Grief turns out to be a place none of us know until we reach it. — This, from Didion.
All the time I’m trying to make some light out of it. Trying to worm my way through the muck of it. But it’s really hard. And it is definitely weird.
Grief is definitely weird.
~
I paused this writing just now, took a break to return to the ocean, to go and try to see the sunset. Because she would have. I arrived too late to catch the actual sun dipping into the sea, as it does. But the light still left, it was beautiful. And it made the palms really stand out there in the darkening blue orange light. Like dancers. Like celebrities — as she wrote. She would have loved them. She did love them. She would have snapped a photo of them, too, if she had her camera. She might have written about them also. Again.
~
Maybe this is the last one. Is there a point in putting all this down, writing it down? Snapping that photo?
What is the point of putting any of this down, and what is the point of sharing it? What was the point of Mom painting a painting, or adding another line to her poem about the Marina?
I just don’t know.
Grief really is not knowing.
Maybe the point is just to see what you think. Or feel. On paper or canvas.

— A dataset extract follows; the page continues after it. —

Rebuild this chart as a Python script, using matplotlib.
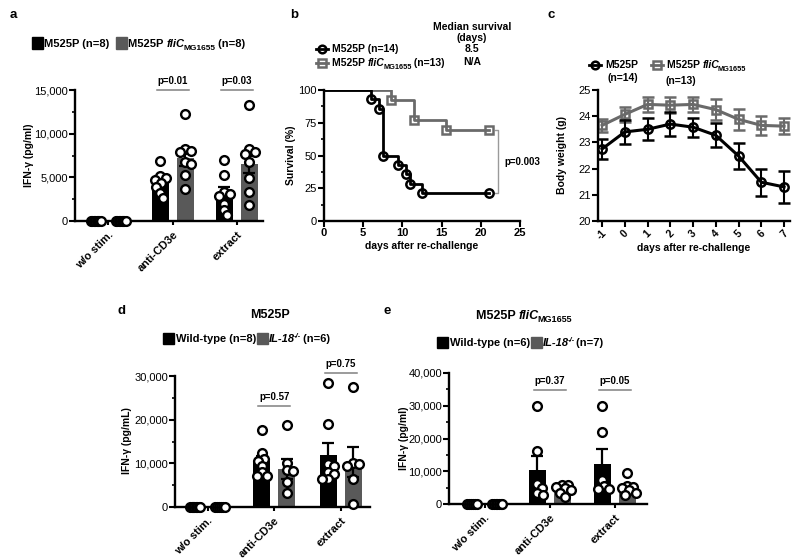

Or maybe I set this down, what I think, what I feel, with maybe some of the same idea she may have had when she set her brush to the canvas or pen to the paper: that maybe what I think here, or feel or see here, maybe someone somewhere, someday, will see it and see something in it they recognize.
Grief is wondering.
And grief was turning the other way then, from the end of the pier, and walking back towards this hotel, and looking south to see more of those planes coming in for a landing, that dipping constellation, and then seeing that other twinkling light there to the right, the light of a plane going up, up to somewhere else. And imagining.
Grief is these arrivals and these departures and all of the curious spaces in between.